- _GIVEN INSTRUCTION_: Look through the data below and output, unchanged, every line from the one holding "Write a web" through the one holding "const yMinor = [10,30,50,70,90,110];", inclusive. Skip the pictures.

--- BEGIN ---

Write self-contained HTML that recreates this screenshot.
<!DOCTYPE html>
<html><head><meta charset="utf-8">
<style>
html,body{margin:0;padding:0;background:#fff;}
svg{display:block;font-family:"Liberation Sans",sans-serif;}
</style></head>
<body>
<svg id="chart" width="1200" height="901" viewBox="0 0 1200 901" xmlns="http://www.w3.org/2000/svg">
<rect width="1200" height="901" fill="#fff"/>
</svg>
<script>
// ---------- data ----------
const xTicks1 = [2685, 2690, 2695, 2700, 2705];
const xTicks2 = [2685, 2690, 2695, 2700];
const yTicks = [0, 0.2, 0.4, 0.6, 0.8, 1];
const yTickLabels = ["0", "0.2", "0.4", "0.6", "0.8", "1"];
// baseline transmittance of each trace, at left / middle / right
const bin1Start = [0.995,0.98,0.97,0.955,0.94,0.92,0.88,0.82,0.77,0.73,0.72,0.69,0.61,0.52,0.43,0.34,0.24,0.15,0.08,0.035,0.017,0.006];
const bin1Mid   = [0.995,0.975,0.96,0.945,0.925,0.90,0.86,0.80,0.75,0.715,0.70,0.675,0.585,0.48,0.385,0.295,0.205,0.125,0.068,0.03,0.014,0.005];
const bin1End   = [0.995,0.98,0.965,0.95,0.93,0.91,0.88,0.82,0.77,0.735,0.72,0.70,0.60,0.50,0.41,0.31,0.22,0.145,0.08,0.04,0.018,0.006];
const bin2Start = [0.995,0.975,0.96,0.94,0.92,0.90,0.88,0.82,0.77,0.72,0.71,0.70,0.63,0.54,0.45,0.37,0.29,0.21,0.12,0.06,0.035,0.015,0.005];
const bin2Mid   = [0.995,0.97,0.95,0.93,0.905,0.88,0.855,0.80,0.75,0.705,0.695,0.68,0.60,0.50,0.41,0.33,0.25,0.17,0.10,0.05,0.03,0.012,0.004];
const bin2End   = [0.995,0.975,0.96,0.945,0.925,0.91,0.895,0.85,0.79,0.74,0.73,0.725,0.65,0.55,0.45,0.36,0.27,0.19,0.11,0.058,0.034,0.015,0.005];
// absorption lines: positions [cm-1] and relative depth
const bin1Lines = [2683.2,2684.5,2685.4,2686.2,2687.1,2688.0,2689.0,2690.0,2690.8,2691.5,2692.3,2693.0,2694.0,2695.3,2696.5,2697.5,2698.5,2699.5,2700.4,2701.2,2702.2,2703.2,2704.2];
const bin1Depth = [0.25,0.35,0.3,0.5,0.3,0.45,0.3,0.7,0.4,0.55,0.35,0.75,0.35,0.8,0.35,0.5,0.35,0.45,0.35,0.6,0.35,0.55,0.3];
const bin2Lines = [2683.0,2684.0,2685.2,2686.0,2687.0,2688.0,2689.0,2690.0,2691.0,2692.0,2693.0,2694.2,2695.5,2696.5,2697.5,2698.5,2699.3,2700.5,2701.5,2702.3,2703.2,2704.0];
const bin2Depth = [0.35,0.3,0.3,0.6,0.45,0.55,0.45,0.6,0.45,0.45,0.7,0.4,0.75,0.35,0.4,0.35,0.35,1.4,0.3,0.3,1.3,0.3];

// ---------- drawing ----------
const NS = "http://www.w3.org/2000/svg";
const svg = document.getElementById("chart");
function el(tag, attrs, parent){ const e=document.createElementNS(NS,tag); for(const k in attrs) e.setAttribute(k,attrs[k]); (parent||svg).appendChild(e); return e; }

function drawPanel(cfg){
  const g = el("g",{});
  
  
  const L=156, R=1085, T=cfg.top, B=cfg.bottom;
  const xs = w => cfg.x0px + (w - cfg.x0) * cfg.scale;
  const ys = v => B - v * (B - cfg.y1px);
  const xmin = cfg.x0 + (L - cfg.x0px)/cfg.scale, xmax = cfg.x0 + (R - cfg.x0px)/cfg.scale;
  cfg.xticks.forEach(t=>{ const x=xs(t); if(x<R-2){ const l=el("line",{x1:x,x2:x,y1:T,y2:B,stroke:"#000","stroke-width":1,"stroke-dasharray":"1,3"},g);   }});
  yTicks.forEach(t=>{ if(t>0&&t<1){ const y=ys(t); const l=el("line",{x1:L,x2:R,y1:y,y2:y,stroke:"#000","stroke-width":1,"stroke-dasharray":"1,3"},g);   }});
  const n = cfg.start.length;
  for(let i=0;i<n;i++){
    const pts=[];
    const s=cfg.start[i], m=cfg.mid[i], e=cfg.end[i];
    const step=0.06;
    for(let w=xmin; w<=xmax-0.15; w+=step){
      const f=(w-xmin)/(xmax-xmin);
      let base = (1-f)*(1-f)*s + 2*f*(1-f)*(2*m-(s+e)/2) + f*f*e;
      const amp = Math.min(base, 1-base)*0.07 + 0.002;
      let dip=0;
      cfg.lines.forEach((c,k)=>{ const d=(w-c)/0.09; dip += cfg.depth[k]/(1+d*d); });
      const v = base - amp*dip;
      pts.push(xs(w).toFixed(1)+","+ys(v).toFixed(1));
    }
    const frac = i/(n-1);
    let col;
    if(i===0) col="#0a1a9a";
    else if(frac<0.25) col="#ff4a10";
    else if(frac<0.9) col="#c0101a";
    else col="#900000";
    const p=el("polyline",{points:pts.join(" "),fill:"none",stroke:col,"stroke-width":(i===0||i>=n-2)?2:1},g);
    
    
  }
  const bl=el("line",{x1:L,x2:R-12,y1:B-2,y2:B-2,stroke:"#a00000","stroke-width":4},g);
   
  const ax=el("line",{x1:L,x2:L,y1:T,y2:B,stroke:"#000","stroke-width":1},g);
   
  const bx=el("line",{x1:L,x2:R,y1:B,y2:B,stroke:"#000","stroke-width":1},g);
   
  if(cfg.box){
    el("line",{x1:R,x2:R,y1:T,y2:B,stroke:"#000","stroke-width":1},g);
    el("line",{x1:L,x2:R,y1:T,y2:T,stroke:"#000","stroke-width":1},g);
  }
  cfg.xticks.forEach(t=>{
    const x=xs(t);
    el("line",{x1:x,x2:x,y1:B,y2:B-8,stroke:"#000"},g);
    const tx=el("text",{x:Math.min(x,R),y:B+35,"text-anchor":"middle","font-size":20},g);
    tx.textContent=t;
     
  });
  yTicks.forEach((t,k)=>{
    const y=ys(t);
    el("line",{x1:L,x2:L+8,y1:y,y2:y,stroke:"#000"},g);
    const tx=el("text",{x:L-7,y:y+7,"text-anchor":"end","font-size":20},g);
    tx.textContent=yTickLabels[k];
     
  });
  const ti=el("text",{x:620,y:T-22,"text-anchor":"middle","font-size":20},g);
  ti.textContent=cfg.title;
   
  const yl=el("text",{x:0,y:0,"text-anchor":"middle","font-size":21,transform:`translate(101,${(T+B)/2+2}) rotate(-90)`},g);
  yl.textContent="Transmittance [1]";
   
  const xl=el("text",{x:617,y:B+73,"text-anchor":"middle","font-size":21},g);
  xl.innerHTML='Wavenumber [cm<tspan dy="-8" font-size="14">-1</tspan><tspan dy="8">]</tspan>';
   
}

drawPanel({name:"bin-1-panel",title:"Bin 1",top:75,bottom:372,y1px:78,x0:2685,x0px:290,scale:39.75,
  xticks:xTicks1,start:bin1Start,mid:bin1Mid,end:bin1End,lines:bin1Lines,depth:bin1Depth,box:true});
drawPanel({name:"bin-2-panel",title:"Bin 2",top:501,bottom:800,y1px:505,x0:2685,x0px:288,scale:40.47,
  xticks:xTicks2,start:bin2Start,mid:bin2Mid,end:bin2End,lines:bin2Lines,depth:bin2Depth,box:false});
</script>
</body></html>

--- END ---
--- BEGIN ---

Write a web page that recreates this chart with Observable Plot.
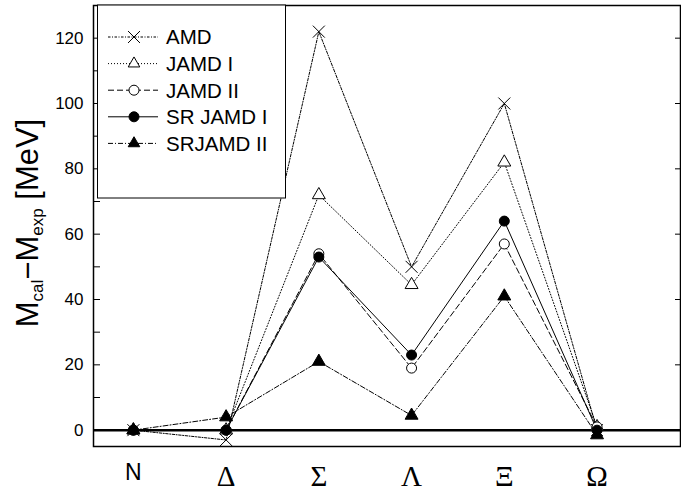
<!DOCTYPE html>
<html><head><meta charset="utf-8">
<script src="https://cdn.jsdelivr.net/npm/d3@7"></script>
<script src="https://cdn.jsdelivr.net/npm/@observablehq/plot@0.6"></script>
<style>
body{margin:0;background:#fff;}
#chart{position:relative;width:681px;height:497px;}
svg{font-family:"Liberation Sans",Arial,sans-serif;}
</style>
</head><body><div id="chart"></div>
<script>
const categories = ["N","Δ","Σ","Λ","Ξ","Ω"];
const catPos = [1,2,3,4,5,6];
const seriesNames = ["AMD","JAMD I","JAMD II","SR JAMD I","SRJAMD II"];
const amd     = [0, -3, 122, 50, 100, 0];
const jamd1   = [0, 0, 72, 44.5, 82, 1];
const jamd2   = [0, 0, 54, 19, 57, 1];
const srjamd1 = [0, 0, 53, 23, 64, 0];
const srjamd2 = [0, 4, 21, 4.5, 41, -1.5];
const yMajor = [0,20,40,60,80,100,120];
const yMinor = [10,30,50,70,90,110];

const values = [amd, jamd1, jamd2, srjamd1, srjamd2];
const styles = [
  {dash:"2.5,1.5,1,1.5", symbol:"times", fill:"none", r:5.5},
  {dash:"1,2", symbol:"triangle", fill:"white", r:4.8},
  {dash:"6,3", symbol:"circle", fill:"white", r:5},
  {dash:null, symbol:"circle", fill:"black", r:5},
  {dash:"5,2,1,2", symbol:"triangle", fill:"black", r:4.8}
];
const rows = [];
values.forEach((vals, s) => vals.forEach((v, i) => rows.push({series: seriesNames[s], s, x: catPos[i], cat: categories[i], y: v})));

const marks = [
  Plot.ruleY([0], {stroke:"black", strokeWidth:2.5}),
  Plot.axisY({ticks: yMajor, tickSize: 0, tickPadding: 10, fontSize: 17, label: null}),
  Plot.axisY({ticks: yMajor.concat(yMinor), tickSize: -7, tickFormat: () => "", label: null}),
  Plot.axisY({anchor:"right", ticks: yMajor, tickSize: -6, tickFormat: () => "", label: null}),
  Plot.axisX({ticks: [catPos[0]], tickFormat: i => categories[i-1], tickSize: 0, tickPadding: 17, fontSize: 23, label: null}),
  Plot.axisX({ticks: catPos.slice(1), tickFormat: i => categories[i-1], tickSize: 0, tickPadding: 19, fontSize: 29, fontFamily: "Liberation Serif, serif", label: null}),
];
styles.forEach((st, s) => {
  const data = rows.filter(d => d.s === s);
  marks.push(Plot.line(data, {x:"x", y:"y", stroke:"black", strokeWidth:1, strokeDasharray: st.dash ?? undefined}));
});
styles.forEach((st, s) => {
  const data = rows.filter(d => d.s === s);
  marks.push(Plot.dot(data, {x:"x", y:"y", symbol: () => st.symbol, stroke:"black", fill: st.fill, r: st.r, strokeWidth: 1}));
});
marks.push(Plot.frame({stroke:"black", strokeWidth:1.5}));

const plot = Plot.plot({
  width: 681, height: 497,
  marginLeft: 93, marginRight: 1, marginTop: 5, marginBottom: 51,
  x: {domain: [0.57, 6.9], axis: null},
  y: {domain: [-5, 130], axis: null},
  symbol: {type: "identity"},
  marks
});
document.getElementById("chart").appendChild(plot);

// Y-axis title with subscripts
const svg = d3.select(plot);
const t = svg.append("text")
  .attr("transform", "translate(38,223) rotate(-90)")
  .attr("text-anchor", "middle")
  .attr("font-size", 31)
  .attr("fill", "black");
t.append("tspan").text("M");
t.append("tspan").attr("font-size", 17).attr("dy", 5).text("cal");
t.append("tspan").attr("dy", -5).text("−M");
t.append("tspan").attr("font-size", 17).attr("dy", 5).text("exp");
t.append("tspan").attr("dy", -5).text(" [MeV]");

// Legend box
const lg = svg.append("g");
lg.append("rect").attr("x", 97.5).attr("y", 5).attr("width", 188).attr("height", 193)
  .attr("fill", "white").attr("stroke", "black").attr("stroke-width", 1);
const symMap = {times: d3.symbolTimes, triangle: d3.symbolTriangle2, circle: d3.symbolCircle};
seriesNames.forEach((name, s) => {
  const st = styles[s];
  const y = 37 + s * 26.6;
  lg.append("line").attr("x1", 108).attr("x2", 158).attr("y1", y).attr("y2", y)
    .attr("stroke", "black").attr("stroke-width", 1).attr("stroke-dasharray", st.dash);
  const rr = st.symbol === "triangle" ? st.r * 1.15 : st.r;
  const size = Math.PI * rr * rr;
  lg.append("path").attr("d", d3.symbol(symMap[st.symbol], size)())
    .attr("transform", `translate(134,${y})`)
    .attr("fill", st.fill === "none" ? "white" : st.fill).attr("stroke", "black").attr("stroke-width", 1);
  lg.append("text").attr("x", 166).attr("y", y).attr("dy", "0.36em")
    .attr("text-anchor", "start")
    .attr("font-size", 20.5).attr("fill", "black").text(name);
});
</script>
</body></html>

--- END ---

- _TASK ANSWER_:
Write a web page that recreates this chart with Observable Plot.
<!DOCTYPE html>
<html><head><meta charset="utf-8">
<script src="https://cdn.jsdelivr.net/npm/d3@7"></script>
<script src="https://cdn.jsdelivr.net/npm/@observablehq/plot@0.6"></script>
<style>
body{margin:0;background:#fff;}
#chart{position:relative;width:681px;height:497px;}
svg{font-family:"Liberation Sans",Arial,sans-serif;}
</style>
</head><body><div id="chart"></div>
<script>
const categories = ["N","Δ","Σ","Λ","Ξ","Ω"];
const catPos = [1,2,3,4,5,6];
const seriesNames = ["AMD","JAMD I","JAMD II","SR JAMD I","SRJAMD II"];
const amd     = [0, -3, 122, 50, 100, 0];
const jamd1   = [0, 0, 72, 44.5, 82, 1];
const jamd2   = [0, 0, 54, 19, 57, 1];
const srjamd1 = [0, 0, 53, 23, 64, 0];
const srjamd2 = [0, 4, 21, 4.5, 41, -1.5];
const yMajor = [0,20,40,60,80,100,120];
const yMinor = [10,30,50,70,90,110];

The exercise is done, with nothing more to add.